# Early 50's JC Higgins



## irene_crystal (May 23, 2011)

Found this bike and the guy is saying 50-53 JC Higgins all original but missing light and correct seat. He wants $450 and I am possibly going to go see it tomorrow. I know they made repops of certain bikes, was this one of them? I just don't want to buy a reproduction.


----------



## npence (May 23, 2011)

They never made a repop of a JC Higgins Colorflow which that is what that is. and $450 isnt a bad price either depending on the condition.


----------



## ballooney (May 23, 2011)

Buy it..........


----------



## scrubbinrims (May 23, 2011)

I agree, that's a winner...and at that price, it's an easy decision.


----------



## Fltwd57 (May 23, 2011)

If you don't buy it, I will!


----------



## irene_crystal (May 23, 2011)

I'll let you know what happens. I plan to call the guy first thing and see if I can make a deal. There is also another guy who wants $400 for a pair of original paint mens and womens schwinn bikes (not sure what model, they are blue and white and pretty plain) I was looking at but I like this one a lot better.
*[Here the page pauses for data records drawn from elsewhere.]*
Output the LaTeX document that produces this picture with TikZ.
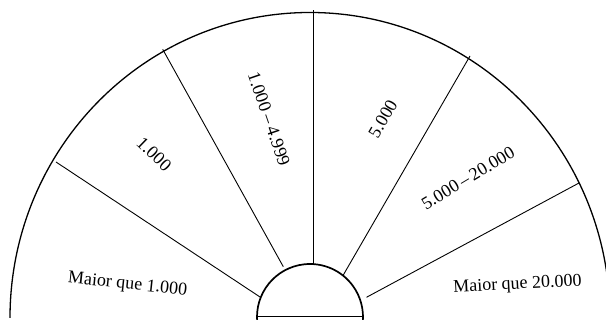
\documentclass[tikz,border=0pt]{standalone}
\usepackage{fontspec}
\setmainfont{Liberation Serif}
\begin{document}
\begin{tikzpicture}[x=1pt,y=1pt,
  outerarc/.style={line width=1.3pt},
  innerarc/.style={line width=1.7pt},
  spoke/.style={line width=0.9pt},
  lbl/.style={font=\fontsize{18}{20}\selectfont, inner sep=0pt}]
\useasboundingbox (0,0) rectangle (606,320);
\begin{scope}
\clip (0,0) rectangle (606,320);
% outer arc
\draw[outerarc] (10,2) arc[start angle=180, end angle=0, x radius=300, y radius=305.5];
% inner semicircle
\draw[innerarc] (310,3) ++(186:53) arc[start angle=186, end angle=-6, radius=53];
\coordinate (bl) at (257,3.7);
\coordinate (br) at (363,3.7);
\draw[line width=1.5pt] (bl) -- (br);
\end{scope}
% spoke end points
\coordinate (o1) at (56,158);    \coordinate (i1) at (260,23);
\coordinate (o2) at (162.7,270.7); \coordinate (i2) at (283.3,53.3);
\coordinate (o3) at (313,309.5); \coordinate (i3) at (313,55);
\coordinate (o4) at (470,264);   \coordinate (i4) at (343.3,45);
\coordinate (o5) at (579,137);   \coordinate (i5) at (366.5,22.7);
\draw[spoke] (o1) -- (i1);
\draw[spoke] (o2) -- (i2);
\draw[spoke] (o3) -- (i3);
\draw[spoke] (o4) -- (i4);
\draw[spoke] (o5) -- (i5);
% labels
\node[lbl, rotate=-6] (l1) at (127.5,35) {Maior que 1.000};
\node[lbl, rotate=-44] (l2) at (154,166) {1.000};
\node[lbl, rotate=-71] (l3) at (269,201) {1.000\kern4pt–\kern4pt4.999};
\node[lbl, rotate=60] (l4) at (383,201) {5.000};
\node[lbl, rotate=31] (l5) at (468,142) {5.000\kern3pt–\kern3pt20.000};
\node[lbl, rotate=3] (l6) at (517.5,35) {Maior que 20.000};
\end{tikzpicture}
\end{document}
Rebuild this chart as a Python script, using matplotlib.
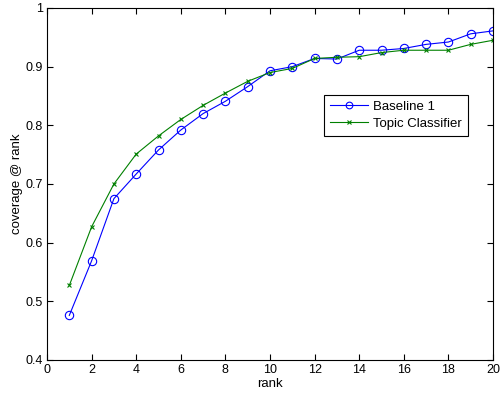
import matplotlib
matplotlib.use("Agg")
import matplotlib.pyplot as plt

plt.rcParams['font.family'] = ['Liberation Sans', 'DejaVu Sans']

rank = list(range(1, 21))
baseline = [0.476, 0.569, 0.675, 0.717, 0.758, 0.792, 0.820, 0.841, 0.866, 0.893,
            0.900, 0.914, 0.913, 0.928, 0.928, 0.931, 0.938, 0.942, 0.956, 0.961]
topic = [0.527, 0.627, 0.700, 0.751, 0.782, 0.810, 0.834, 0.855, 0.875, 0.890,
         0.897, 0.914, 0.916, 0.917, 0.924, 0.928, 0.928, 0.928, 0.938, 0.945]
xticks = [0, 2, 4, 6, 8, 10, 12, 14, 16, 18, 20]
yticks = [0.4, 0.5, 0.6, 0.7, 0.8, 0.9, 1.0]
yticklabels = ['0.4', '0.5', '0.6', '0.7', '0.8', '0.9', '1']

fig = plt.figure(figsize=(5.0, 3.94), dpi=100)
ax = fig.add_axes([0.094, 0.0863, 0.892, 0.8934])
ax.plot(rank, baseline, color='#0000ff', marker='o', markersize=6,
        markerfacecolor='none', markeredgecolor='#0000ff', markeredgewidth=0.8,
        linewidth=0.8, label='Baseline 1')
ax.plot(rank, topic, color='#008000', marker='x', markersize=3.5,
        markeredgecolor='#008000', markeredgewidth=0.8, linewidth=0.8,
        label='Topic Classifier')
ax.set_xlim(0, 20)
ax.set_ylim(0.4, 1.0)
ax.set_xticks(xticks)
ax.set_yticks(yticks)
ax.set_yticklabels(yticklabels)
ax.tick_params(direction='in', top=True, right=True, labelsize=9, length=4, pad=3)
ax.set_xlabel('rank', fontsize=9.5, labelpad=1)
ax.set_ylabel('coverage @ rank', fontsize=9.5, labelpad=2)
for s in ax.spines.values():
    s.set_linewidth(0.8)
leg = ax.legend(loc='upper left', bbox_to_anchor=(0.621, 0.753), fontsize=9.5,
                fancybox=False, framealpha=1, edgecolor='black',
                borderaxespad=0, handlelength=2.9, handletextpad=0.4,
                borderpad=0.45, labelspacing=0.35, markerscale=0.8)
leg.get_frame().set_linewidth(0.8)
fig.savefig('out.png', dpi=100)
He also has a 30's womens elgin he wants $165 for I might try to make a package deal if it is nice when I get there.


----------



## StevieZ (May 24, 2011)

You better hop on that bike. they are so cool looking. I have one and every time I ride it people ask me Questions about it. so BUY IT !!!!!!!!! Save that vintage ride.


----------



## popawheelie (May 24, 2011)

I bought a boys JC Higgins like that 5 years ago for $600. That was a good deal then.
BUY IT! Ride it, enjoy that great deal of the century.


----------



## irene_crystal (May 24, 2011)

Bought it along with a 42 elgin as a package deal. I posted a few pics in the 33 and newer forum


----------